In convex geometry, a body of constant brightness is a three-dimensional convex set all of whose two-dimensional projections have equal area. A sphere is a body of constant brightness, but others exist. Bodies of constant brightness are a generalization of curves of constant width, but are not the same as another generalization, the surfaces of constant width.

The name comes from interpreting the body as a shining body with isotropic luminance, then a photo (with focus at infinity) of the body taken from any angle would have the same total light energy hitting the photo.

==Properties==
A body has constant brightness if and only if the reciprocal Gaussian curvatures at pairs of opposite points of tangency of parallel supporting planes have almost-everywhere-equal sums.

According to an analogue of Barbier's theorem, all bodies of constant brightness that have the same projected area $A$ as each other also have the same surface area, $\textstyle\sqrt{A/\pi}$. This can be proved by the Crofton formula.

==Example==
The first known body of constant brightness that is not a sphere was constructed by Wilhelm Blaschke in 1915. Its boundary is a surface of revolution of a curved triangle (but not the Reuleaux triangle).

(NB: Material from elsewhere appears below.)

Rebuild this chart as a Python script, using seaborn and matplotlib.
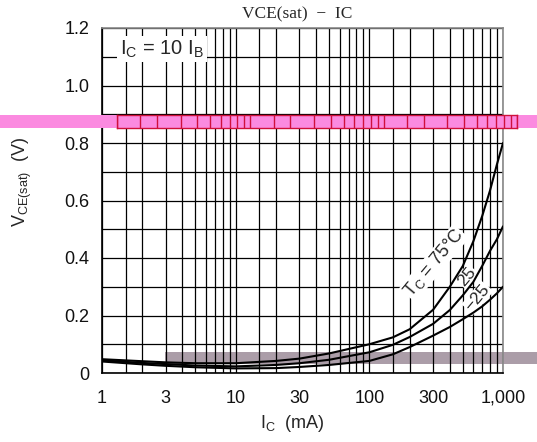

It is smooth except on a circle and at one isolated point where it is crossed by the axis of revolution. The circle separates two patches of different geometry from each other: one of these two patches is a spherical cap, and the other forms part of a football, a surface of constant Gaussian curvature with a pointed tip. Pairs of parallel supporting planes to this body have one plane tangent to a singular point (with reciprocal curvature zero) and the other tangent to the one of these two patches, which both have the same curvature. Among bodies of revolution of constant brightness, Blaschke's shape (also called the Blaschke–Firey body) is the one with minimum volume, and the sphere is the one with maximum volume.

Additional examples can be obtained by combining multiple bodies of constant brightness using the Blaschke sum, an operation on convex bodies that preserves the property of having constant brightness.

==Relation to constant width==
A curve of constant width in the Euclidean plane has an analogous property: all of its one-dimensional projections have equal length. In this sense, the bodies of constant brightness are a three-dimensional generalization of this two-dimensional concept, different from the surfaces of constant width.

Since the work of Blaschke, it has been conjectured that the only shape that has both constant brightness and constant width is a sphere. This was formulated explicitly by Soji Nakajima in 1926, and it came to be known as Nakajima's problem. Nakajima himself proved the conjecture under the additional assumption that the boundary of the shape is smooth. A proof of the full conjecture was published in 2006 by Ralph Howard.